Lines of data:
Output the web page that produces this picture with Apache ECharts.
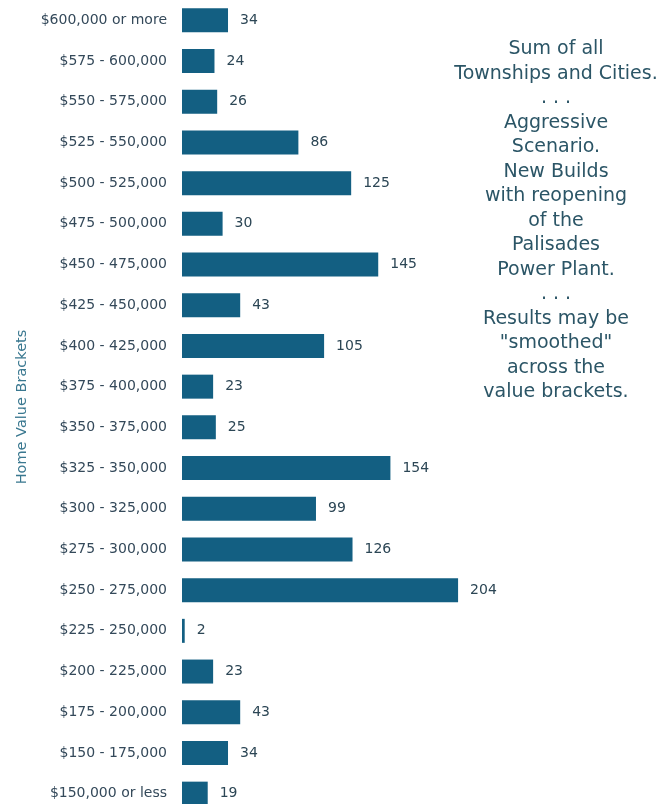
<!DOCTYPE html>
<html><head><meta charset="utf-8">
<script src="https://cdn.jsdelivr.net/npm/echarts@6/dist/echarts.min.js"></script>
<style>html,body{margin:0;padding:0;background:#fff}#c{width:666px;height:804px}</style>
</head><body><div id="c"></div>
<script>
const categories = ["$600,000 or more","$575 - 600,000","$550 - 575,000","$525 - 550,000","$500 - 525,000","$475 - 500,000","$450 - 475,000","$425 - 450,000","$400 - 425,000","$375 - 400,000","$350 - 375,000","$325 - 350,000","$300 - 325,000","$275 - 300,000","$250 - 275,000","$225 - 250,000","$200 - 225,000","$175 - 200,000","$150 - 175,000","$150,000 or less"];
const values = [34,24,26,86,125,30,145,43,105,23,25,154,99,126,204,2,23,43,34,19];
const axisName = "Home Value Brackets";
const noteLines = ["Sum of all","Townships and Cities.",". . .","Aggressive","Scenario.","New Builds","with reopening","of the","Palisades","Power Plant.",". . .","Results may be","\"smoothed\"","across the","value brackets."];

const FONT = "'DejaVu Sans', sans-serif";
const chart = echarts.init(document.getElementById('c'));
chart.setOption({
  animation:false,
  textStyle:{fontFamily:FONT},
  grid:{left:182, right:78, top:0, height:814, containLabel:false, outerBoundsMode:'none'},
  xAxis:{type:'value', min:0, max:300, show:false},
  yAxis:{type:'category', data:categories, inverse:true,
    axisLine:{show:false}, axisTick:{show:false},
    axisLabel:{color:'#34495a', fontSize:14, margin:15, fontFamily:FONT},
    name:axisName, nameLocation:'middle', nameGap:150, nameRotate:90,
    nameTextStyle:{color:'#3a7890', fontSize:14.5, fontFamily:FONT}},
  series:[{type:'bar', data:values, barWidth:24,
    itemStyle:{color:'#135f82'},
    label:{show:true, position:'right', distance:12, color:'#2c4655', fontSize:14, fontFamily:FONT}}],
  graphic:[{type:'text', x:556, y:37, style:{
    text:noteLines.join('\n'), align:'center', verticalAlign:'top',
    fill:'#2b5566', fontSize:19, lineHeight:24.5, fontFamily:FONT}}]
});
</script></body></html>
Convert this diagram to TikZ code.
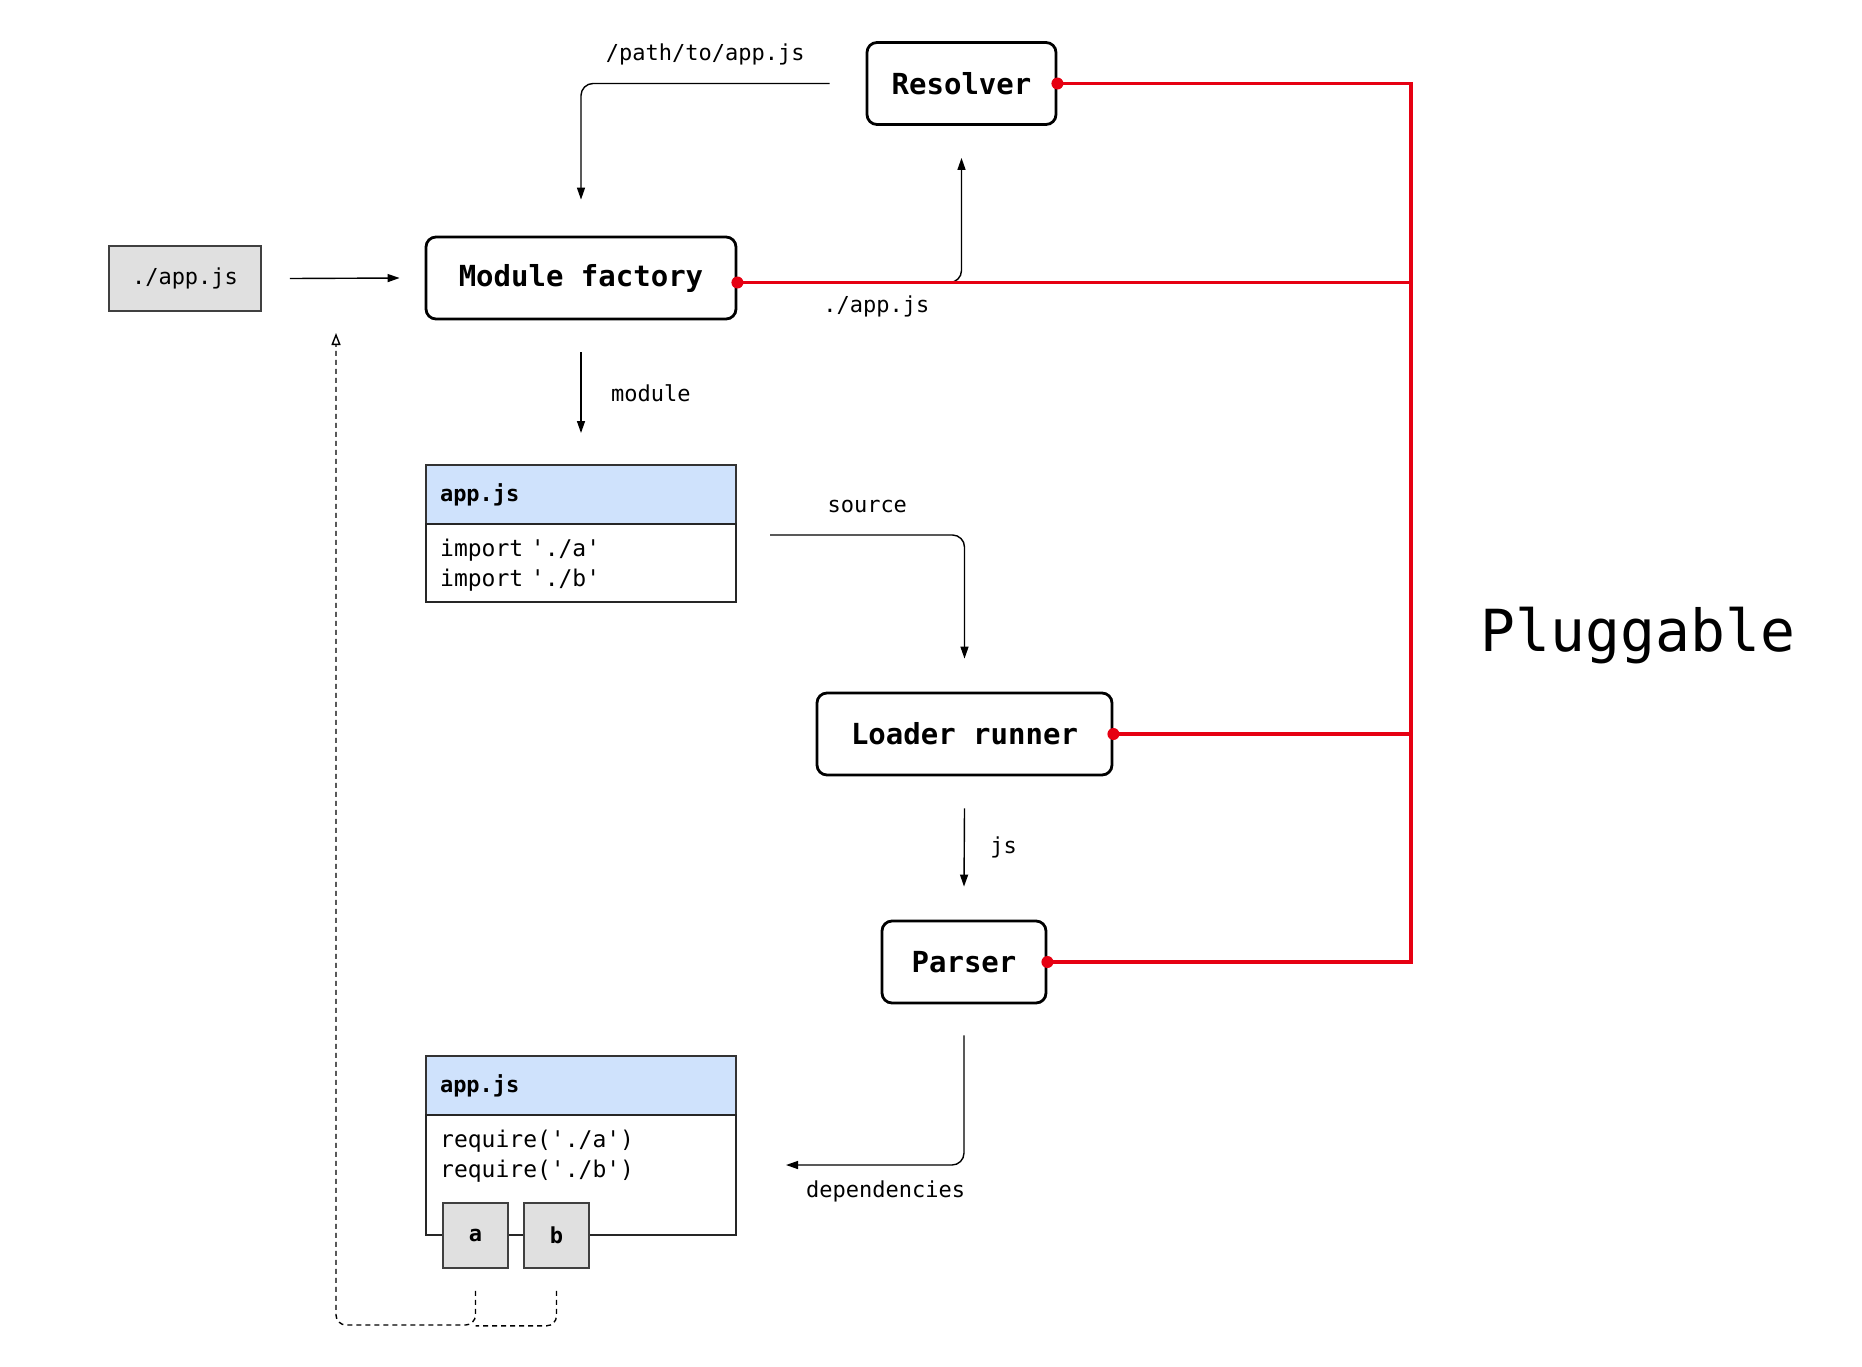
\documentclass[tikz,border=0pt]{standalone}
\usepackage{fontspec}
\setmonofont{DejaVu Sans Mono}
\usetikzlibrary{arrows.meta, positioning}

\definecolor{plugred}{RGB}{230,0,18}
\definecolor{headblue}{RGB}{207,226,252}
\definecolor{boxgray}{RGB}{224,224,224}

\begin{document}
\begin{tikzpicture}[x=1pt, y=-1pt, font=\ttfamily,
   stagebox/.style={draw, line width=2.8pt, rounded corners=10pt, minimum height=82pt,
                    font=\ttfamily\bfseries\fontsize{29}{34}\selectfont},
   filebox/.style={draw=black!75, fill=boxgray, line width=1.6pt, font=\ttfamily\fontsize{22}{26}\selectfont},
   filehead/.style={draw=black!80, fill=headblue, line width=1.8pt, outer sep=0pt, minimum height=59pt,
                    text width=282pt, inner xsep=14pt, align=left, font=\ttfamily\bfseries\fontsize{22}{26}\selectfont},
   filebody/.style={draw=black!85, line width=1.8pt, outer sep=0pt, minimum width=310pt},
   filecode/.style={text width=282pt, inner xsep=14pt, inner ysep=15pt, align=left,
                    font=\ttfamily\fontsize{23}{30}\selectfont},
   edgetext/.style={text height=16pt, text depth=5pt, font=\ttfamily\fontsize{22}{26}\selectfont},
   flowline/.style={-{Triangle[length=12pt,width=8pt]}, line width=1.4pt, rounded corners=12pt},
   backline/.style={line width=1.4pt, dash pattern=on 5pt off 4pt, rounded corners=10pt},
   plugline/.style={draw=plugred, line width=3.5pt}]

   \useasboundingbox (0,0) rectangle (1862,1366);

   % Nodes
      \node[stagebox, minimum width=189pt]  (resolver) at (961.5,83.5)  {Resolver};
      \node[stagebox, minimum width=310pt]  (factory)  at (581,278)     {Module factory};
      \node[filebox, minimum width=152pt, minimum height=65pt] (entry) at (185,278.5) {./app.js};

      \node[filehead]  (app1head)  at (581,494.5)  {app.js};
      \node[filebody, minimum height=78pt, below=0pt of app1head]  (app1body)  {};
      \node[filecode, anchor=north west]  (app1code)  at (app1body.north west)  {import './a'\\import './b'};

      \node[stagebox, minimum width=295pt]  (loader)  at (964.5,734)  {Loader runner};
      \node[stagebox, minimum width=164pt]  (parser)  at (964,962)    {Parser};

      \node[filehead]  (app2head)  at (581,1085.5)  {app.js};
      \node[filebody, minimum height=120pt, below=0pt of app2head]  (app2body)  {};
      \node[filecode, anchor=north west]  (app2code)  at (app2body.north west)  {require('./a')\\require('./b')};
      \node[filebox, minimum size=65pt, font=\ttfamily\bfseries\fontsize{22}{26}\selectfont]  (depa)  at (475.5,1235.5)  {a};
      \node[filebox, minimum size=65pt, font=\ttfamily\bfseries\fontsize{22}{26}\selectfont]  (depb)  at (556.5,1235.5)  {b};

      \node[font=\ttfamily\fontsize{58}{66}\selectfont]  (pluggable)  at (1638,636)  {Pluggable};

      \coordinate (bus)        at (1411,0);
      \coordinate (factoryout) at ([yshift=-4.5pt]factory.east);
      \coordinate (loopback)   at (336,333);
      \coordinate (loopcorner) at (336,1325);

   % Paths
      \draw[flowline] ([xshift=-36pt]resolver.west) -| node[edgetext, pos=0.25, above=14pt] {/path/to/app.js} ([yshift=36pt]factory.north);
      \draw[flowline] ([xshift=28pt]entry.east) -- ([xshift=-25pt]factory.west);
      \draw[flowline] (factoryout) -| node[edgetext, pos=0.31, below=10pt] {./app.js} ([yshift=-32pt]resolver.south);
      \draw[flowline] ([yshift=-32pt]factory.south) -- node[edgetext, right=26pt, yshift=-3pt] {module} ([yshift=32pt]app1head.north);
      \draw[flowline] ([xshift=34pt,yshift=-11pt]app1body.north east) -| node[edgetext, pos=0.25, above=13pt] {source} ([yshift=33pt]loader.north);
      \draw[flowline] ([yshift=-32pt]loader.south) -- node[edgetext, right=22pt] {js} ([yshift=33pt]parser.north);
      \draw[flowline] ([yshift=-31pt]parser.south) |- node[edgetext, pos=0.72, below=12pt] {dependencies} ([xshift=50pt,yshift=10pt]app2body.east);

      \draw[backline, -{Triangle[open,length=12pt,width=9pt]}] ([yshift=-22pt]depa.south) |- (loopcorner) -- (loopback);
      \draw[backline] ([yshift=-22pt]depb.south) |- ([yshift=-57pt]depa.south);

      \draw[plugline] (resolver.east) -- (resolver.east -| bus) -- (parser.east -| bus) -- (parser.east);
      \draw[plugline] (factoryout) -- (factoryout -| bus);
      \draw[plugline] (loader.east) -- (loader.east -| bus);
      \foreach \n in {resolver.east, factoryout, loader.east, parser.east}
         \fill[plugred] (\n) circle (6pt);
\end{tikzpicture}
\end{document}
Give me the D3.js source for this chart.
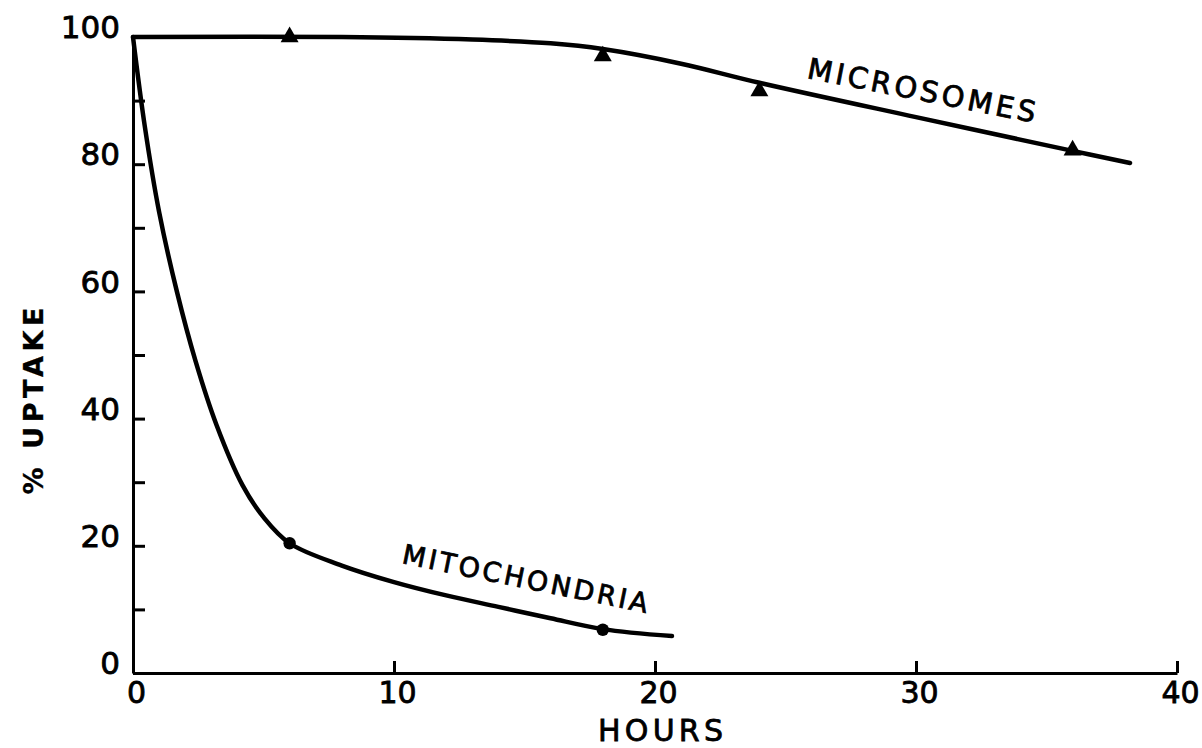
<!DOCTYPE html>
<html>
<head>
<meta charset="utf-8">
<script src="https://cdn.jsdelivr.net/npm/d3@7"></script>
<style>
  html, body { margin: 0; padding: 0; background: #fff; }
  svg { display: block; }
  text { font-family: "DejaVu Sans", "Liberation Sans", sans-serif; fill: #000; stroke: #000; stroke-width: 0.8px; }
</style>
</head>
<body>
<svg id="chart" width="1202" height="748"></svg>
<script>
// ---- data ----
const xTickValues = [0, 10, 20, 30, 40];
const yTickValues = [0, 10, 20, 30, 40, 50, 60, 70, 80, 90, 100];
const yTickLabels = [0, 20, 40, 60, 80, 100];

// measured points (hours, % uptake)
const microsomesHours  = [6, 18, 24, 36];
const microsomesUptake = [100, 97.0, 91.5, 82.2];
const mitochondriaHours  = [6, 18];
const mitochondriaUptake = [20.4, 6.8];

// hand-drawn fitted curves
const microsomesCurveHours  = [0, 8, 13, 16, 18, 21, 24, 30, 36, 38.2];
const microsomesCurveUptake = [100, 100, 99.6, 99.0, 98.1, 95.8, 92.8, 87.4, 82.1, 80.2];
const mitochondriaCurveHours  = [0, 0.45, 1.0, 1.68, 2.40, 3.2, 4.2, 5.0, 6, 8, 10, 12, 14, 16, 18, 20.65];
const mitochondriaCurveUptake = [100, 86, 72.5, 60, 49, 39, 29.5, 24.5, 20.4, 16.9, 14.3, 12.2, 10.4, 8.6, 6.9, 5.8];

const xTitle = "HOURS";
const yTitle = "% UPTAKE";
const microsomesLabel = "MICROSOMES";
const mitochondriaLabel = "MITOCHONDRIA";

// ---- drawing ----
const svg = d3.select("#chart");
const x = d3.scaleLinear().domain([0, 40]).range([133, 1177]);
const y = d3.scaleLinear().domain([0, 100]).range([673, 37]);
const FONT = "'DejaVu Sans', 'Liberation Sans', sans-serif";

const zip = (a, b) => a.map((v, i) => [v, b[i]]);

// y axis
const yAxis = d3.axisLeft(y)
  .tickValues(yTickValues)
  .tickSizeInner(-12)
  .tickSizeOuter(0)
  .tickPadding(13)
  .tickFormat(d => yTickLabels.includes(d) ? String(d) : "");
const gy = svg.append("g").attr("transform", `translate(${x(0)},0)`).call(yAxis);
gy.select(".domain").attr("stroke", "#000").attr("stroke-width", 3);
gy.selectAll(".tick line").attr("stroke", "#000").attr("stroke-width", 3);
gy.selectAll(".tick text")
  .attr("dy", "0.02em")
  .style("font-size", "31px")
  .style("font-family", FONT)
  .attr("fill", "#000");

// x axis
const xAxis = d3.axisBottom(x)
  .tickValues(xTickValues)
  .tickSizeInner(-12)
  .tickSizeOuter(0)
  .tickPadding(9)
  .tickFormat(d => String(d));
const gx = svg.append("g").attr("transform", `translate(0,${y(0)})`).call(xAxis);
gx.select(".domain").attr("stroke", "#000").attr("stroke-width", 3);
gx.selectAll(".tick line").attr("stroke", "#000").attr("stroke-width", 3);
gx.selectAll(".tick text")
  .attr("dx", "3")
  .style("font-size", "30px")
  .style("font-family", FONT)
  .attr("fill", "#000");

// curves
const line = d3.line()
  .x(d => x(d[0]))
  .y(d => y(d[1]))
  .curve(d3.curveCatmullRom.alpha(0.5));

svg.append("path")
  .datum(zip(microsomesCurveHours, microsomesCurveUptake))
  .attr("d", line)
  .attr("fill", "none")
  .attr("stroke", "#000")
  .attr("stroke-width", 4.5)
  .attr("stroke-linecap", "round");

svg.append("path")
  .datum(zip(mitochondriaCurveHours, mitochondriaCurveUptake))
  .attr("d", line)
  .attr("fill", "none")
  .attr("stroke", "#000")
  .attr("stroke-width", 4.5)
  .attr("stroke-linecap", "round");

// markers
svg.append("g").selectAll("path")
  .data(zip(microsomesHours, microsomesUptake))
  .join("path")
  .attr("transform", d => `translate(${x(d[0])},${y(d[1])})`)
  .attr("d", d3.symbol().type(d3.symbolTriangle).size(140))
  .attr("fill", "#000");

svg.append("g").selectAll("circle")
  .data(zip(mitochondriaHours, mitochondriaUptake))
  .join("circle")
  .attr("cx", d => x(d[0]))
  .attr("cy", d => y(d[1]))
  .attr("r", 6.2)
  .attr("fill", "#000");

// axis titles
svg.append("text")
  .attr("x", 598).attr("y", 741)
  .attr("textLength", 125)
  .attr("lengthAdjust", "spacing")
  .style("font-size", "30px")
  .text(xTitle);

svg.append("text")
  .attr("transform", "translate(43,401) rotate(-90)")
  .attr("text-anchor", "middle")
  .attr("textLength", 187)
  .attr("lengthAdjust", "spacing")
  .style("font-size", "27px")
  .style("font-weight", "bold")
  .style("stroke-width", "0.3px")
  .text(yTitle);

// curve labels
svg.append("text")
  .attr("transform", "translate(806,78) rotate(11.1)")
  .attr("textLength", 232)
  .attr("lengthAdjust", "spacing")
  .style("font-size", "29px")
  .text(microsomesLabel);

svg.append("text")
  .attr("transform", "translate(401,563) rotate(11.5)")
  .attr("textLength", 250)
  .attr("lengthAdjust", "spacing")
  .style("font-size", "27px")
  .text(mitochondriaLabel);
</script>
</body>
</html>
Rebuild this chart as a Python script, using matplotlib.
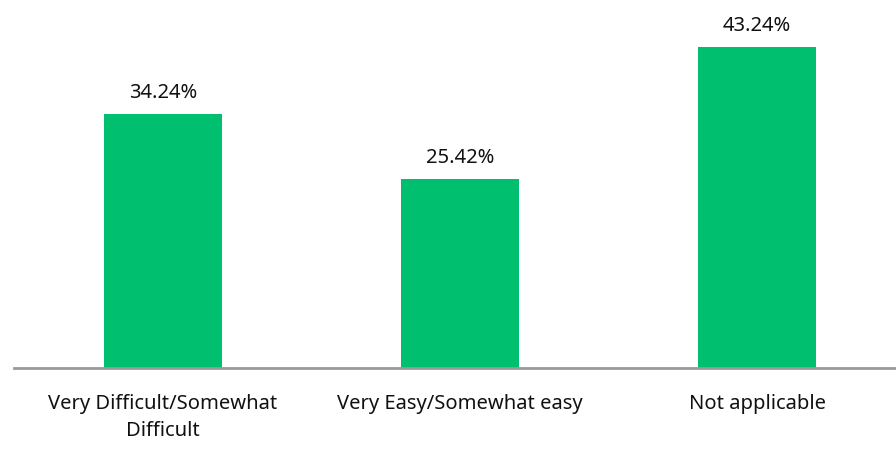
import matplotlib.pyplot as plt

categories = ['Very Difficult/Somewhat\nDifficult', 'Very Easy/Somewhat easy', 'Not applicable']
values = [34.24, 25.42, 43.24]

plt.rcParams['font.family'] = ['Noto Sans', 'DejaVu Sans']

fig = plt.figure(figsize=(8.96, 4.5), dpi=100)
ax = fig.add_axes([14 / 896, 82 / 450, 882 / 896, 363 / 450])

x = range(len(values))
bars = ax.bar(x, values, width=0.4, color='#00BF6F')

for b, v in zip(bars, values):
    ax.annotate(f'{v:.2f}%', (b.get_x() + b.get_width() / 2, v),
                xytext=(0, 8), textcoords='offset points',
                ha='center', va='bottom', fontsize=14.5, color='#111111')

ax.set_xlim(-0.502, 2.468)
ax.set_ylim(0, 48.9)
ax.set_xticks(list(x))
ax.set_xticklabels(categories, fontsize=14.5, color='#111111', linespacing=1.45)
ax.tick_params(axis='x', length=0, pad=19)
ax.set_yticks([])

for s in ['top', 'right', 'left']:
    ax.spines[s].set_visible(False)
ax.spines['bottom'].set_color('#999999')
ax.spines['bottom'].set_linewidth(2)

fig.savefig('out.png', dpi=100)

* [What you are asked to do]: Give again, word for word, only the lines starting at the line with "Give me the D3.js source for this chart." and ending at the line with "const mitochondriaUptake = [20.4, 6.8];", keeping both end lines; pictures stay out.

* [Solution to the problem]:
Give me the D3.js source for this chart.
<!DOCTYPE html>
<html>
<head>
<meta charset="utf-8">
<script src="https://cdn.jsdelivr.net/npm/d3@7"></script>
<style>
  html, body { margin: 0; padding: 0; background: #fff; }
  svg { display: block; }
  text { font-family: "DejaVu Sans", "Liberation Sans", sans-serif; fill: #000; stroke: #000; stroke-width: 0.8px; }
</style>
</head>
<body>
<svg id="chart" width="1202" height="748"></svg>
<script>
// ---- data ----
const xTickValues = [0, 10, 20, 30, 40];
const yTickValues = [0, 10, 20, 30, 40, 50, 60, 70, 80, 90, 100];
const yTickLabels = [0, 20, 40, 60, 80, 100];

// measured points (hours, % uptake)
const microsomesHours  = [6, 18, 24, 36];
const microsomesUptake = [100, 97.0, 91.5, 82.2];
const mitochondriaHours  = [6, 18];
const mitochondriaUptake = [20.4, 6.8];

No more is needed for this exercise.